Hal Stern's thoughts on the economy, software, services, technology, and snowmen. Hal Stern: The Morning Snowman

Thursday Oct 28, 2004

As a pre-teen, I only wanted to be an astronomer as an adult. While most of my friends wanted to play for the Mets (the Yankees were not in dynasty form at that time), or be policemen, I wanted to study the skies. Fittingly, the last - and most lasting - piece of education I received was delivered by Gillian Knapp, astrophysics professor, in a course I took partly because of that childhood interest. What she said has colored my views on religion, science, mathematics and yes, sports.

Professor Knapp's final lecture concerned the infinite nature of the universe.
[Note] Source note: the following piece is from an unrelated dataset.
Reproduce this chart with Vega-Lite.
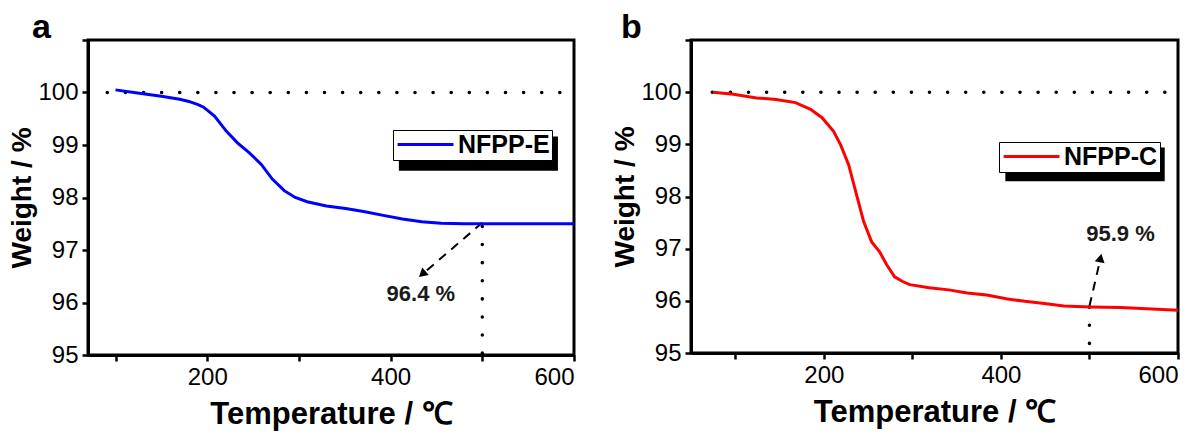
{
  "$schema": "https://vega.github.io/schema/vega-lite/v6.json",
  "padding": {"left": 7, "top": 9, "right": 5, "bottom": 5},
  "spacing": 28,
  "datasets": {
    "e": [
      {"T": 100, "W": 100.05, "sample": "NFPP-E"},
      {"T": 120, "W": 100.0, "sample": "NFPP-E"},
      {"T": 150, "W": 99.93, "sample": "NFPP-E"},
      {"T": 170, "W": 99.87, "sample": "NFPP-E"},
      {"T": 180, "W": 99.83, "sample": "NFPP-E"},
      {"T": 190, "W": 99.77, "sample": "NFPP-E"},
      {"T": 196, "W": 99.72, "sample": "NFPP-E"},
      {"T": 208, "W": 99.55, "sample": "NFPP-E"},
      {"T": 221, "W": 99.26, "sample": "NFPP-E"},
      {"T": 233, "W": 99.04, "sample": "NFPP-E"},
      {"T": 246, "W": 98.85, "sample": "NFPP-E"},
      {"T": 259, "W": 98.63, "sample": "NFPP-E"},
      {"T": 271, "W": 98.35, "sample": "NFPP-E"},
      {"T": 284, "W": 98.13, "sample": "NFPP-E"},
      {"T": 296, "W": 98.0, "sample": "NFPP-E"},
      {"T": 309, "W": 97.92, "sample": "NFPP-E"},
      {"T": 330, "W": 97.84, "sample": "NFPP-E"},
      {"T": 351, "W": 97.79, "sample": "NFPP-E"},
      {"T": 372, "W": 97.73, "sample": "NFPP-E"},
      {"T": 392, "W": 97.66, "sample": "NFPP-E"},
      {"T": 413, "W": 97.59, "sample": "NFPP-E"},
      {"T": 434, "W": 97.54, "sample": "NFPP-E"},
      {"T": 455, "W": 97.51, "sample": "NFPP-E"},
      {"T": 480, "W": 97.5, "sample": "NFPP-E"},
      {"T": 500, "W": 97.5, "sample": "NFPP-E"},
      {"T": 550, "W": 97.5, "sample": "NFPP-E"},
      {"T": 600, "W": 97.5, "sample": "NFPP-E"}
    ],
    "c": [
      {"T": 75, "W": 100.0, "sample": "NFPP-C"},
      {"T": 98, "W": 99.96, "sample": "NFPP-C"},
      {"T": 124, "W": 99.89, "sample": "NFPP-C"},
      {"T": 146, "W": 99.86, "sample": "NFPP-C"},
      {"T": 168, "W": 99.8, "sample": "NFPP-C"},
      {"T": 185, "W": 99.67, "sample": "NFPP-C"},
      {"T": 198, "W": 99.51, "sample": "NFPP-C"},
      {"T": 211, "W": 99.25, "sample": "NFPP-C"},
      {"T": 219, "W": 98.99, "sample": "NFPP-C"},
      {"T": 228, "W": 98.61, "sample": "NFPP-C"},
      {"T": 237, "W": 98.03, "sample": "NFPP-C"},
      {"T": 245, "W": 97.52, "sample": "NFPP-C"},
      {"T": 254, "W": 97.13, "sample": "NFPP-C"},
      {"T": 263, "W": 96.94, "sample": "NFPP-C"},
      {"T": 271, "W": 96.69, "sample": "NFPP-C"},
      {"T": 280, "W": 96.46, "sample": "NFPP-C"},
      {"T": 289, "W": 96.37, "sample": "NFPP-C"},
      {"T": 297, "W": 96.31, "sample": "NFPP-C"},
      {"T": 319, "W": 96.25, "sample": "NFPP-C"},
      {"T": 341, "W": 96.21, "sample": "NFPP-C"},
      {"T": 362, "W": 96.15, "sample": "NFPP-C"},
      {"T": 384, "W": 96.11, "sample": "NFPP-C"},
      {"T": 406, "W": 96.04, "sample": "NFPP-C"},
      {"T": 427, "W": 95.99, "sample": "NFPP-C"},
      {"T": 449, "W": 95.95, "sample": "NFPP-C"},
      {"T": 471, "W": 95.9, "sample": "NFPP-C"},
      {"T": 501, "W": 95.88, "sample": "NFPP-C"},
      {"T": 535, "W": 95.87, "sample": "NFPP-C"},
      {"T": 600, "W": 95.82, "sample": "NFPP-C"}
    ]
  },
  "hconcat": [
    {
      "width": 486,
      "height": 315,
      "title": {"text": "a", "anchor": "start", "frame": "bounds", "fontSize": 34, "fontWeight": "bold", "font": "Liberation Sans", "dx": 23, "offset": -6, "color": "black"},
      "layer": [
        {
          "data": {"values": [{"x1": 409, "x2": 582.5, "y1": 99.16, "y2": 98.51}]},
          "mark": {"type": "rect", "color": "black"},
          "encoding": {
            "x": {"field": "x1", "type": "quantitative", "scale": {"domain": [70, 600], "nice": false, "zero": false}},
            "x2": {"field": "x2"},
            "y": {"field": "y1", "type": "quantitative", "scale": {"domain": [95, 101], "nice": false, "zero": false}},
            "y2": {"field": "y2"}
          }
        },
        {
          "data": {"values": [{"x1": 91, "x2": 600, "y": 100}]},
          "mark": {"type": "rule", "strokeDash": [0.1, 18], "strokeWidth": 3.5, "strokeCap": "round", "color": "black"},
          "encoding": {"x": {"field": "x1", "type": "quantitative"}, "x2": {"field": "x2"}, "y": {"field": "y", "type": "quantitative"}}
        },
        {
          "data": {"values": [{"x": 500, "y1": 97.45, "y2": 95}]},
          "mark": {"type": "rule", "strokeDash": [0.1, 18], "strokeWidth": 3.5, "strokeCap": "round", "color": "black"},
          "encoding": {"x": {"field": "x", "type": "quantitative"}, "y": {"field": "y1", "type": "quantitative"}, "y2": {"field": "y2"}}
        },
        {
          "data": {"values": [{"x1": 500, "y1": 97.52, "x2": 436, "y2": 96.56}]},
          "mark": {"type": "rule", "strokeDash": [9, 7], "strokeWidth": 2, "color": "black"},
          "encoding": {"x": {"field": "x1", "type": "quantitative"}, "y": {"field": "y1", "type": "quantitative"}, "x2": {"field": "x2"}, "y2": {"field": "y2"}}
        },
        {
          "data": {"values": [{"x": 434.5, "y": 96.54}]},
          "mark": {"type": "point", "shape": "triangle-up", "filled": true, "color": "black", "size": 100, "angle": 229, "opacity": 1},
          "encoding": {"x": {"field": "x", "type": "quantitative"}, "y": {"field": "y", "type": "quantitative"}}
        },
        {
          "data": {"values": [{"x": 433, "y": 96.17, "label": "96.4 %"}]},
          "mark": {"type": "text", "font": "Liberation Sans", "fontSize": 22, "fontWeight": "bold", "color": "#1a1a1a"},
          "encoding": {"x": {"field": "x", "type": "quantitative"}, "y": {"field": "y", "type": "quantitative"}, "text": {"field": "label"}}
        },
        {
          "data": {"name": "e"},
          "mark": {"type": "line", "strokeWidth": 3},
          "encoding": {
            "x": {"field": "T", "type": "quantitative", "title": "Temperature / ℃",
              "axis": {"values": [100, 200, 300, 400, 500, 600], "labelExpr": "datum.value % 200 == 0 ? datum.label : ''"}},
            "y": {"field": "W", "type": "quantitative", "title": "Weight / %",
              "axis": {"values": [95, 95.5, 96, 96.5, 97, 97.5, 98, 98.5, 99, 99.5, 100, 100.5, 101], "labelExpr": "(datum.value % 1 == 0 && datum.value < 101) ? datum.label : ''"}},
            "color": {"field": "sample", "type": "nominal", "scale": {"domain": ["NFPP-E"], "range": ["#0000ff"]},
              "legend": {"orient": "none", "legendX": 305, "legendY": 90, "title": null, "symbolType": "M-1.4,0H6.5", "symbolSize": 200, "symbolStrokeWidth": 3, "strokeColor": "black", "fillColor": "white", "padding": 2, "labelFont": "Liberation Sans", "labelFontSize": 25, "labelFontWeight": "bold", "labelColor": "black", "labelOffset": 38}}
          }
        }
      ]
    },
    {
      "width": 487,
      "height": 313,
      "title": {"text": "b", "anchor": "start", "frame": "bounds", "fontSize": 34, "fontWeight": "bold", "font": "Liberation Sans", "dx": 9, "offset": -6, "color": "black"},
      "layer": [
        {
          "data": {"values": [{"x1": 405, "x2": 585, "y1": 98.94, "y2": 98.29}]},
          "mark": {"type": "rect", "color": "black"},
          "encoding": {
            "x": {"field": "x1", "type": "quantitative", "scale": {"domain": [50, 600], "nice": false, "zero": false}},
            "x2": {"field": "x2"},
            "y": {"field": "y1", "type": "quantitative", "scale": {"domain": [95, 101], "nice": false, "zero": false}},
            "y2": {"field": "y2"}
          }
        },
        {
          "data": {"values": [{"x1": 74, "x2": 600, "y": 100}]},
          "mark": {"type": "rule", "strokeDash": [0.1, 18], "strokeWidth": 3.5, "strokeCap": "round", "color": "black"},
          "encoding": {"x": {"field": "x1", "type": "quantitative"}, "x2": {"field": "x2"}, "y": {"field": "y", "type": "quantitative"}}
        },
        {
          "data": {"values": [{"x": 500, "y1": 95.88, "y2": 95}]},
          "mark": {"type": "rule", "strokeDash": [0.1, 18], "strokeWidth": 3.5, "strokeCap": "round", "color": "black"},
          "encoding": {"x": {"field": "x", "type": "quantitative"}, "y": {"field": "y1", "type": "quantitative"}, "y2": {"field": "y2"}}
        },
        {
          "data": {"values": [{"x1": 500, "y1": 95.9, "x2": 512, "y2": 96.78}]},
          "mark": {"type": "rule", "strokeDash": [9, 7], "strokeWidth": 2, "color": "black"},
          "encoding": {"x": {"field": "x1", "type": "quantitative"}, "y": {"field": "y1", "type": "quantitative"}, "x2": {"field": "x2"}, "y2": {"field": "y2"}}
        },
        {
          "data": {"values": [{"x": 512.5, "y": 96.82}]},
          "mark": {"type": "point", "shape": "triangle-up", "filled": true, "color": "black", "size": 100, "angle": 12, "opacity": 1},
          "encoding": {"x": {"field": "x", "type": "quantitative"}, "y": {"field": "y", "type": "quantitative"}}
        },
        {
          "data": {"values": [{"x": 535, "y": 97.28, "label": "95.9 %"}]},
          "mark": {"type": "text", "font": "Liberation Sans", "fontSize": 22, "fontWeight": "bold", "color": "#1a1a1a"},
          "encoding": {"x": {"field": "x", "type": "quantitative"}, "y": {"field": "y", "type": "quantitative"}, "text": {"field": "label"}}
        },
        {
          "data": {"name": "c"},
          "mark": {"type": "line", "strokeWidth": 3},
          "encoding": {
            "x": {"field": "T", "type": "quantitative", "title": "Temperature / ℃",
              "axis": {"values": [100, 200, 300, 400, 500, 600], "labelExpr": "datum.value % 200 == 0 ? datum.label : ''"}},
            "y": {"field": "W", "type": "quantitative", "title": "Weight / %",
              "axis": {"values": [95, 95.5, 96, 96.5, 97, 97.5, 98, 98.5, 99, 99.5, 100, 100.5, 101], "labelExpr": "(datum.value % 1 == 0 && datum.value < 101) ? datum.label : ''"}},
            "color": {"field": "sample", "type": "nominal", "scale": {"domain": ["NFPP-C"], "range": ["#ff0000"]},
              "legend": {"orient": "none", "legendX": 308, "legendY": 102, "title": null, "symbolType": "M-1.4,0H6.5", "symbolSize": 200, "symbolStrokeWidth": 3, "strokeColor": "black", "fillColor": "white", "padding": 2, "labelFont": "Liberation Sans", "labelFontSize": 25, "labelFontWeight": "bold", "labelColor": "black", "labelOffset": 38}}
          }
        }
      ]
    }
  ],
  "resolve": {"scale": {"color": "independent", "x": "independent", "y": "independent"}, "legend": {"color": "independent"}},
  "config": {
    "view": {"stroke": "black", "strokeWidth": 3},
    "axis": {
      "grid": false,
      "domainColor": "black",
      "domainWidth": 3,
      "tickColor": "black",
      "tickWidth": 2.5,
      "tickSize": 6,
      "labelFont": "Liberation Sans",
      "labelFontSize": 24,
      "labelColor": "black",
      "titleFont": "Liberation Sans",
      "titleFontWeight": "bold",
      "titleColor": "black"
    },
    "axisX": {"labelPadding": 4, "titlePadding": 10, "titleFontSize": 31},
    "axisY": {"labelPadding": 4, "titlePadding": 1, "titleFontSize": 28}
  }
}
In an infinite, ever-expanding universe, all possibilities must exist, because, well, the possibilities are infinite. It's that old completeness versus consistency thing, if you're a Godel fan; if not, don't think about it because many 19th and 20th century mathemeticians who studied the infinite ended up with serious mental issues. I digress, of course, because Professor Knapp's point differentiated the enumeration of the possible states of the universe (variations in her sweater color, class reaction at the end of her lecture, and so on) from the implication of the infinite. In a truly infinite universe, anything is possible. There is always hope. Sometimes the path to the desired possible state takes 86 years, but there must, always, be hope.

The Red Sox have reversed the Curse of the Bambino. And in some small way, the legend of the man who was larger than life was overturned by one who lives life smaller than those around him: Theo Epstein, general manager of the Red Sox. Theo is a nerd. I make the bold claim because Theo is an acolyte of the Billy Beane religion of baseball management, chronicled in Michael Lewis' bestselling "Moneyball". Beane ball is not the chin music of beanball but the brain music of applying statistics and science to baseball. The effects of one 1918 management decision were undone by pointing to a spreadsheet rather than right field.

In addition to Beane and Epstein there's Paul DePodesta, former junior Beane and this season's new general manager in Dodgertown. Yes, the Dodgers, who also made it to the post-season for the first time in a while. There is hope for every stat nerd who gets hung from the locker hooks by his jockstrap: you may have a future in management.

The Red Sox brought home the World Series hardware in part because of science, but also with large doses of heart, teamwork, and fun. Scott's mantra for Sun employees has been "kick butt and have fun;" now there's evidence the aphorism has broad applications.